Suite à la lecture du livre "Happycratie", je me suis dit : pourquoi pas faire un topic sur les problématiques soulignées à l'intérieur de ce bouquin.
Le problème n'est pas le fait d'aspirer à une vie heureuse, loin s'en faut. Mais de s'interroger sur une conception du bonheur véhiculé et normalisé dans la société. Et aussi sur l'influence que peut avoir sur nous une telle conception.
Tout d'abord la volonté de vouloir détailler les critères qui définissent le bonheur chez un individu est quelque chose d'ancien. Ici je m'en tiens à l'époque actuelle, pour être plus précis, de la fin des années 90 à aujourd'hui. Je pars des balbutiements de la psychologie positive. Du vernis scientifique que l'on a appliqué depuis sur le bonheur.
Dans le domaine de la psychologie positive, Seligman et Peterson ont publié en 2004 "Character Strenghts and Virtues", un manuel de la santé mentale, antagoniste au DSM qui est un vade-mecum des cliniciens psychologues et psychiatres. Le but est de mettre en évidence des vertus universelles, et d'aider les praticiens à permettre l'épanouissement des individus via l'analyse de traits positifs.
Bien sûr il y avait des intérêts économiques derrière, en terme de coaching. Je vais illustrer ça en parlant du monde professionnel. Nous y retrouvons là de plus en plus de postes de "chief happiness officer", dont le rôle est de créer des conditions favorables au bien-être des salariés dans le but qu'ils soient plus efficaces. Personnellement je trouve une telle démarche un poil infantilisante pour les salariés. De plus j'ai l'impression que de manière pratique, ces emplois servent plus dans une entreprise à cacher la poussière sous le tapis. Que si les conditions de travail ne sont pas toujours satisfaisantes, comme le salaire, il reste à être convaincu que l'on est malgré tout heureux.
Et je pars de cet exemple pour généraliser : est-ce que finalement, la façon dont nous utilisons la psychologie positive, n'est pas une sorte de diversion ?
Il convient de noter que depuis la crise de 2008, nous pouvons notamment trouver des écrits comme "Se soucier de soi en temps de crise", où il est en quelque sorte conseillé d'être individualiste, d'être heureux dans sa bulle, au lieu de s'alarmer sur le monde extérieur.
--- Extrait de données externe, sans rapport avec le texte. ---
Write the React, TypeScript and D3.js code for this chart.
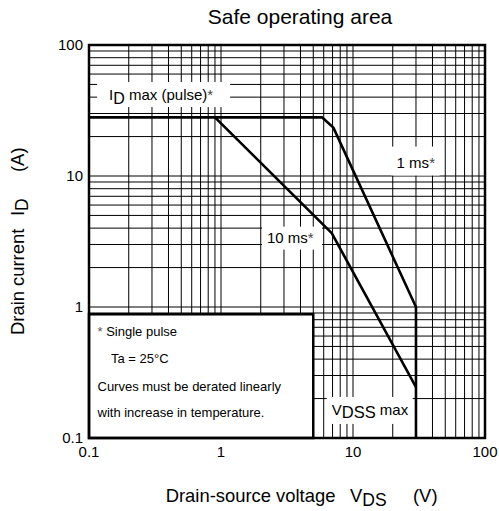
import * as d3 from 'd3';

const W = 499;
const H = 511;
const FONT = 'Arial, "Liberation Sans", Helvetica, sans-serif';

// axis ticks
const TICK_VALUES = [0.1, 1, 10, 100];
const TICK_LABELS = ['0.1', '1', '10', '100'];

// curves (V, A)
const ID_PULSE = 28;
const VDSS_MAX = 30;
const CURVE_1MS_V = [0.1, 5.85, 7.1, VDSS_MAX, VDSS_MAX];
const CURVE_1MS_I = [ID_PULSE, ID_PULSE, 23.4, 1.0, 0.1];
const CURVE_10MS_V = [0.9, 6.9, VDSS_MAX];
const CURVE_10MS_I = [ID_PULSE, 3.66, 0.245];

// legend box extent (data coords)
const NOTE_V = [0.1, 5];
const NOTE_I = [0.1, 0.88];
const NOTE_LINES = ['* Single pulse', 'Ta = 25°C', 'Curves must be derated linearly', 'with increase in temperature.'];

const PLOT = { left: 89, right: 485, top: 45, bottom: 438 };

const x = d3.scaleLog().domain([0.1, 100]).range([PLOT.left, PLOT.right]);
const y = d3.scaleLog().domain([0.1, 100]).range([PLOT.bottom, PLOT.top]);

// minor + major grid values
const gridVals: number[] = [];
[0.1, 1, 10].forEach((dec) => {
  for (let k = 1; k <= 9; k++) gridVals.push(dec * k);
});
gridVals.push(100);

const line = d3
  .line<[number, number]>()
  .x((d) => x(d[0]))
  .y((d) => y(d[1]));

const zip = (a: number[], b: number[]) => a.map((v, i) => [v, b[i]] as [number, number]);

// annotation boxes: anchor in data, box offsets relative to anchor
interface Note {
  v: number;
  i: number;
  box: [number, number, number, number]; // dx0, dy0, dx1, dy1
}
const ID_NOTE: Note = { v: 0.142, i: 38, box: [-12, -18, 121, 7] };
const MS1_NOTE: Note = { v: 21.4, i: 11.6, box: [-5, -21, 43, 8] };
const MS10_NOTE: Note = { v: 2.23, i: 3.1, box: [-5, -16, 55, 7] };
const VDSS_NOTE: Note = { v: 6.9, i: 0.15, box: [-5, -18, 81, 9] };
const NOTES = [ID_NOTE, MS1_NOTE, MS10_NOTE, VDSS_NOTE];

const at = (n: Note) => [x(n.v), y(n.i)];

export default function App() {
  const [idx, idy] = at(ID_NOTE);
  const [m1x, m1y] = at(MS1_NOTE);
  const [m10x, m10y] = at(MS10_NOTE);
  const [vdx, vdy] = at(VDSS_NOTE);
  const noteTop = y(NOTE_I[1]);
  const noteLeft = x(NOTE_V[0]);

  return (
    <svg
      width={W}
      height={H}
      style={{ position: 'absolute', left: 0, top: 0, background: '#fff' }}
      fontFamily={FONT}
    >
      <rect width={W} height={H} fill="#fff" />

      {/* title */}
      <text x={300} y={24} fontSize={21} textAnchor="middle">
        Safe operating area
      </text>

      {/* grid */}
      <g stroke="#000" strokeWidth={1}>
        {gridVals.map((v) => (
          <line key={'gx' + v} x1={x(v)} x2={x(v)} y1={PLOT.top} y2={PLOT.bottom} />
        ))}
        {gridVals.map((v) => (
          <line key={'gy' + v} y1={y(v)} y2={y(v)} x1={PLOT.left} x2={PLOT.right} />
        ))}
      </g>

      {/* white boxes behind labels */}
      {NOTES.map((n, k) => {
        const [ax, ay] = at(n);
        return (
          <rect
            key={k}
            x={ax + n.box[0]}
            y={ay + n.box[1]}
            width={n.box[2] - n.box[0]}
            height={n.box[3] - n.box[1]}
            fill="#fff"
          />
        );
      })}

      {/* note box */}
      <rect
        x={x(NOTE_V[0])}
        y={y(NOTE_I[1])}
        width={x(NOTE_V[1]) - x(NOTE_V[0])}
        height={y(NOTE_I[0]) - y(NOTE_I[1])}
        fill="#fff"
        stroke="#000"
        strokeWidth={2.5}
      />
      <g fontSize={13}>
        <text x={noteLeft + 8.5} y={noteTop + 22}>
          <tspan fill="#555">*</tspan> Single pulse
        </text>
        <text x={noteLeft + 22} y={noteTop + 49}>{NOTE_LINES[1]}</text>
        <text x={noteLeft + 8.5} y={noteTop + 77}>{NOTE_LINES[2]}</text>
        <text x={noteLeft + 8.5} y={noteTop + 103}>{NOTE_LINES[3]}</text>
      </g>

      {/* curves */}
      <g fill="none" stroke="#000" strokeWidth={2.6} strokeLinejoin="round">
        <path d={line(zip(CURVE_1MS_V, CURVE_1MS_I)) ?? ''} />
        <path d={line(zip(CURVE_10MS_V, CURVE_10MS_I)) ?? ''} />
      </g>

      {/* frame */}
      <rect
        x={PLOT.left}
        y={PLOT.top}
        width={PLOT.right - PLOT.left}
        height={PLOT.bottom - PLOT.top}
        fill="none"
        stroke="#000"
        strokeWidth={2.5}
      />

      {/* curve labels */}
      <g fontSize={15}>
        <text x={idx} y={idy}>
          I<tspan dy={4} fontSize={16}>D</tspan>
          <tspan dy={-4}> max (pulse)</tspan>
          <tspan fill="#444">*</tspan>
        </text>
        <text x={m1x} y={m1y}>
          1 ms<tspan fill="#444">*</tspan>
        </text>
        <text x={m10x} y={m10y}>
          10 ms<tspan fill="#444">*</tspan>
        </text>
        <text x={vdx} y={vdy}>
          V<tspan dy={3.5} fontSize={16.5}>DSS</tspan>
          <tspan dy={-3.5}> max</tspan>
        </text>
      </g>

      {/* tick labels */}
      <g fontSize={15}>
        {TICK_VALUES.map((v, k) => (
          <text key={'tx' + v} x={x(v)} y={457} textAnchor="middle">
            {TICK_LABELS[k]}
          </text>
        ))}
        {TICK_VALUES.map((v, k) => (
          <text key={'ty' + v} x={83} y={y(v) + 5} textAnchor="end">
            {TICK_LABELS[k]}
          </text>
        ))}
      </g>

      {/* axis titles */}
      <text x={165.7} y={502} fontSize={18.4}>
        Drain-source voltage
        <tspan x={350}>V</tspan>
        <tspan dy={4} fontSize={17.5}>DS</tspan>
        <tspan x={413} dy={-4}>(V)</tspan>
      </text>
      <g transform="translate(24,335) rotate(-90)">
        <text x={0} y={0} fontSize={18.4}>
          Drain current
          <tspan x={119}>I</tspan>
          <tspan dy={4} fontSize={17.5}>D</tspan>
          <tspan x={163} dy={-4}>(A)</tspan>
        </text>
      </g>
    </svg>
  );
}
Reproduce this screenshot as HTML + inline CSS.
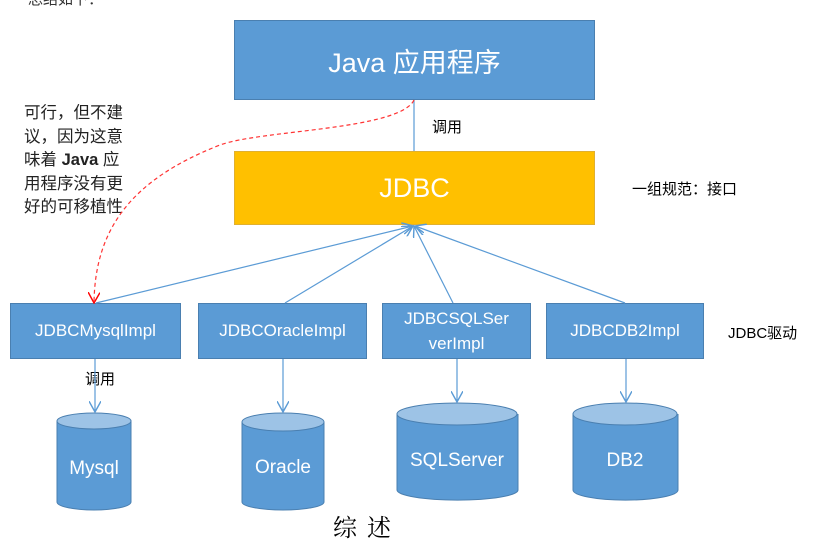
<!DOCTYPE html><html><head><meta charset="utf-8"><style>
body{margin:0;width:830px;height:546px;background:#fff;position:relative;overflow:hidden;font-family:"Liberation Sans","Noto Sans CJK SC",sans-serif}
.b{position:absolute;background:#5b9bd5;border:1px solid #4a7fb0;color:#fff;display:flex;align-items:center;justify-content:center;text-align:center;box-sizing:border-box}
.t{position:absolute;color:#000}
</style></head><body>
<div class="t" style="left:28px;top:-12px;font-size:15px;color:#333">总结如下：</div>
<div class="b" style="left:234px;top:20px;width:361px;height:80px;font-size:27px">Java 应用程序</div>
<div class="b" style="left:234px;top:151px;width:361px;height:74px;font-size:27px;background:#ffc000;border-color:#e0b030">JDBC</div>
<div class="b" style="left:10px;top:303px;width:171px;height:56px;font-size:17px">JDBCMysqlImpl</div>
<div class="b" style="left:198px;top:303px;width:169px;height:56px;font-size:17px">JDBCOracleImpl</div>
<div class="b" style="left:382px;top:303px;width:149px;height:56px;font-size:17px;line-height:25px">JDBCSQLSer<br>verImpl</div>
<div class="b" style="left:546px;top:303px;width:158px;height:56px;font-size:17px">JDBCDB2Impl</div>
<div class="t" style="left:432px;top:116px;font-size:15px">调用</div>
<div class="t" style="left:632px;top:178px;font-size:15px">一组规范：接口</div>
<div class="t" style="left:728px;top:322px;font-size:15px">JDBC驱动</div>
<div class="t" style="left:85px;top:368px;font-size:15px">调用</div>
<div class="t" style="left:24px;top:102px;font-size:16.5px;line-height:23.5px;color:#222;white-space:nowrap">可行，但不建<br>议，因为这意<br>味着 <b>Java</b> 应<br>用程序没有更<br>好的可移植性</div>
<div class="t" style="left:333px;top:508px;font-size:24px;font-family:'Noto Serif CJK SC',serif;letter-spacing:10px">综述</div>
<svg width="830" height="546" style="position:absolute;left:0;top:0">
<defs><marker id="a" markerWidth="10" markerHeight="10" refX="9" refY="5" orient="auto"><path d="M0,0L9,5L0,10" fill="none" stroke="#5b9bd5" stroke-width="1.2"/></marker>
<marker id="r" markerWidth="10" markerHeight="10" refX="9" refY="5" orient="auto"><path d="M0,0L9,5L0,10" fill="none" stroke="#f00" stroke-width="1.2"/></marker></defs>
<g stroke="#5b9bd5" stroke-width="1.2" fill="none">
<line x1="414" y1="100" x2="414" y2="151"/>
<line x1="96" y1="303" x2="413" y2="226" marker-end="url(#a)"/>
<line x1="285" y1="303" x2="413" y2="226" marker-end="url(#a)"/>
<line x1="453" y1="303" x2="414" y2="226" marker-end="url(#a)"/>
<line x1="625" y1="303" x2="415" y2="226" marker-end="url(#a)"/>
</g>
<path d="M414,100 C400,130 260,130 220,145 C130,180 95,230 94,303" fill="none" stroke="#f33" stroke-width="1.2" stroke-dasharray="4,3" marker-end="url(#r)"/>
<g stroke="#4a7fb0" stroke-width="1">
<path d="M57,421 V502 A37,8 0 0 0 131,502 V421" fill="#5b9bd5"/><ellipse cx="94" cy="421" rx="37" ry="8" fill="#9dc3e6"/>
<path d="M242,422 V502 A41,8 0 0 0 324,502 V422" fill="#5b9bd5"/><ellipse cx="283" cy="422" rx="41" ry="9" fill="#9dc3e6"/>
<path d="M397,414 V490 A60,10 0 0 0 518,490 V414" fill="#5b9bd5"/><ellipse cx="457" cy="414" rx="60" ry="11" fill="#9dc3e6"/>
<path d="M573,414 V490 A52,10 0 0 0 678,490 V414" fill="#5b9bd5"/><ellipse cx="625" cy="414" rx="52" ry="11" fill="#9dc3e6"/>
</g>
<g stroke="#5b9bd5" stroke-width="1.2" fill="none">
<line x1="95" y1="359" x2="95" y2="412" marker-end="url(#a)"/>
<line x1="283" y1="359" x2="283" y2="412" marker-end="url(#a)"/>
<line x1="457" y1="359" x2="457" y2="402" marker-end="url(#a)"/>
<line x1="626" y1="359" x2="626" y2="402" marker-end="url(#a)"/>
</g>
<g fill="#fff" font-size="19" text-anchor="middle" font-family="Liberation Sans,sans-serif">
<text x="94" y="474">Mysql</text><text x="283" y="473">Oracle</text><text x="457" y="466">SQLServer</text><text x="625" y="466">DB2</text>
</g>
</svg>
</body></html>
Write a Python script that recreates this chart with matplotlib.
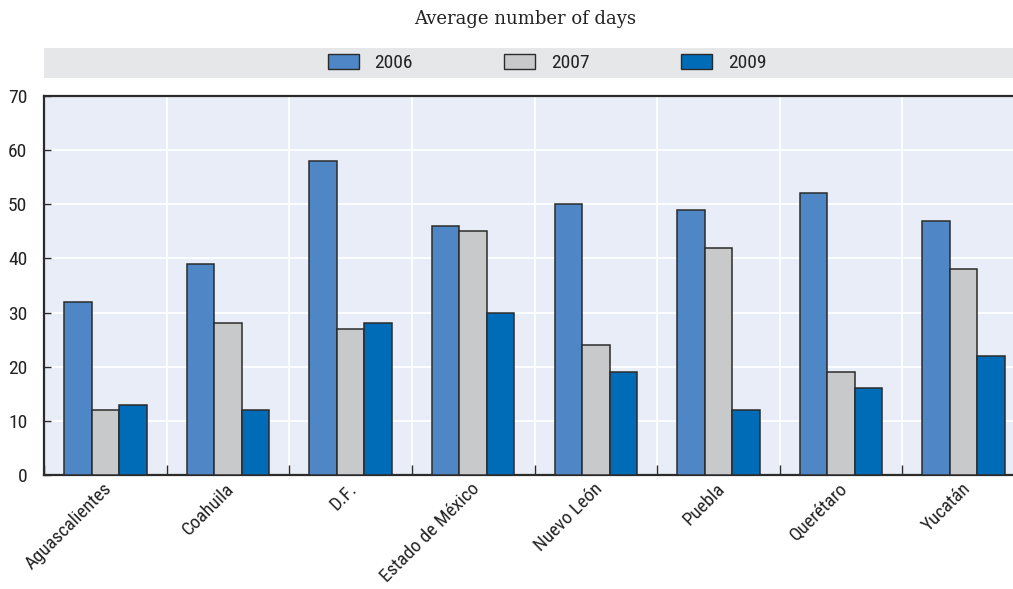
import matplotlib
matplotlib.use("Agg")
import matplotlib.pyplot as plt
import matplotlib.transforms as mtransforms
import numpy as np
from matplotlib.patches import Rectangle, Patch

states = ["Aguascalientes", "Coahuila", "D.F.", "Estado de México",
          "Nuevo León", "Puebla", "Querétaro", "Yucatán"]
years = ["2006", "2007", "2009"]
days_2006 = [32, 39, 58, 46, 50, 49, 52, 47]
days_2007 = [12, 28, 27, 45, 24, 42, 19, 38]
days_2009 = [13, 12, 28, 30, 19, 12, 16, 22]
yticks = [0, 10, 20, 30, 40, 50, 60, 70]

colors = ["#4F86C6", "#C8C9CB", "#006BB6"]
edge = "#2b2b2b"
bg = "#E9EDF7"
narrow = ["Roboto Condensed", "Liberation Sans Narrow", "Arial Narrow",
          "IBM Plex Sans Condensed", "DejaVu Sans"]

W, H = 1013, 589
fig = plt.figure(figsize=(W / 100, H / 100), dpi=100)

def fx(px):
    return px / W

def fy(py):
    return 1 - py / H

# main plotting area
ax = fig.add_axes([fx(44), fy(475), fx(1025 - 44), (475 - 96) / H])
ax.set_facecolor(bg)

x = np.arange(len(states))
bw = 0.224
series = [days_2006, days_2007, days_2009]
for i, (vals, c) in enumerate(zip(series, colors)):
    ax.bar(x + (i - 1) * bw, vals, width=bw, color=c, edgecolor=edge,
           linewidth=1.1, zorder=3)

ax.set_xlim(-0.5, len(states) - 0.5)
ax.set_ylim(0, 70)
ax.set_yticks(yticks)
ax.set_xticks(x)
ax.set_xticks(np.arange(len(states) + 1) - 0.5, minor=True)
ax.grid(axis="y", which="major", color="white", linewidth=1.3, zorder=1)
ax.grid(axis="x", which="minor", color="white", linewidth=1.3, zorder=1)
ax.grid(axis="x", which="major", visible=False)

ax.tick_params(axis="y", direction="in", length=5, width=1, color=edge,
               pad=12, labelsize=14, labelcolor="#222222")
ax.tick_params(axis="x", which="major", length=0, pad=8)
ax.tick_params(axis="x", which="minor", direction="in", length=7, width=1,
               color=edge)
for lab in ax.get_yticklabels():
    lab.set_family(narrow)
ax.set_xticklabels(states, rotation=45, ha="right", va="center",
                   rotation_mode="anchor", fontsize=13.6, family=narrow,
                   color="#222222")
shift = mtransforms.ScaledTranslation(0.04, 0.0, fig.dpi_scale_trans)
for lab in ax.get_xticklabels():
    lab.set_transform(lab.get_transform() + shift)

for side in ["left", "top", "bottom"]:
    ax.spines[side].set_color(edge)
    ax.spines[side].set_linewidth(1.6)
ax.spines["right"].set_visible(False)

# legend band
fig.patches.append(Rectangle((fx(44), fy(78)), fx(1013 - 44), 30 / H,
                             transform=fig.transFigure, facecolor="#E6E7E9",
                             edgecolor="none", zorder=0))
handles = [Patch(facecolor=c, edgecolor=edge, linewidth=1.0) for c in colors]
leg = fig.legend(handles, years, loc="center", ncol=3, frameon=False,
                 bbox_to_anchor=(fx(547), fy(63)),
                 handlelength=1.6, handleheight=0.85, handletextpad=0.8,
                 columnspacing=4.7, prop={"family": narrow, "size": 14})
for t in leg.get_texts():
    t.set_color("#222222")

fig.text(fx(525), fy(19), "Average number of days", ha="center",
         va="center", fontsize=13, family=["DejaVu Serif"], color="#222222")

fig.savefig("out.png", dpi=100)
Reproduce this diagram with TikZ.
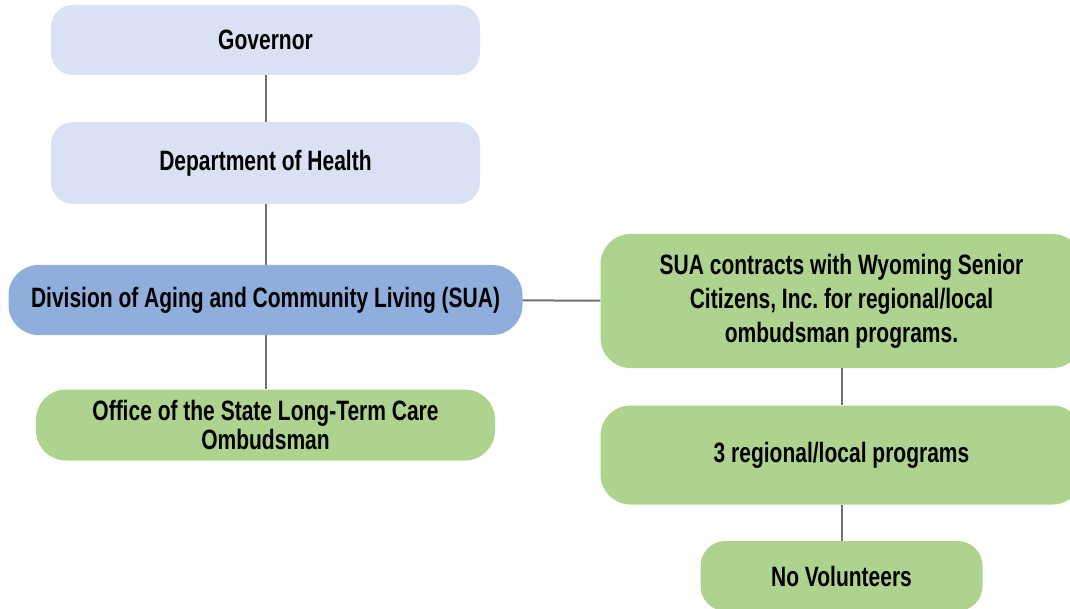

Je cite un passage du livre :
Comme l'a récemment montré la sociologue Michèle Lamont, les individus des sociétés néolibérales post-2008 ont fini par croire "qu'il leur fallait regarder en eux pour se ressaisir, retrouver volonté et puissance afin de mieux résister au déclin économique général"
Diverses études de psychologie positive mettent d'ailleurs en avant le fait que le fait d'avoir accès au bonheur tient en bonne partie de notre attitude, de notre volonté. Les circonstances de vie n'ont vraisemblablement pas une place importante.
Si c'est une question de volonté personnelle avant toute autre chose, alors c'est considérer que les individus malheureux sont en bonne partie responsables de leur état. C'est assez culpabilisant. Et cela ne permet pas une réflexion sur les causes extérieures.
Que pensez-vous de cette critique du bonheur ? Et de vouloir à tout prix le conceptualiser ?
P-S : pour l'anecdote il est intéressant de voir l'application de la psychologie positive dans le domaine militaire américain, avec le programme "Comprehensive Soldier Fitness CSF". Le concept de résilience y est de mise. Il y a diverses études sur le sujet mais je n'ai rien trouvé de bien concluant sur l'efficacité ou non d'un tel programme. Bref cette anecdote pour dire que les résultats des programmes fondés sur la psychologie positive ne donnent pas des résultats incroyables, et me laissent assez sceptique.
P-S2: Même scepticisme concernant le programme scolaire britannique SEAL ( Social and Emotional Aspects of Learning ).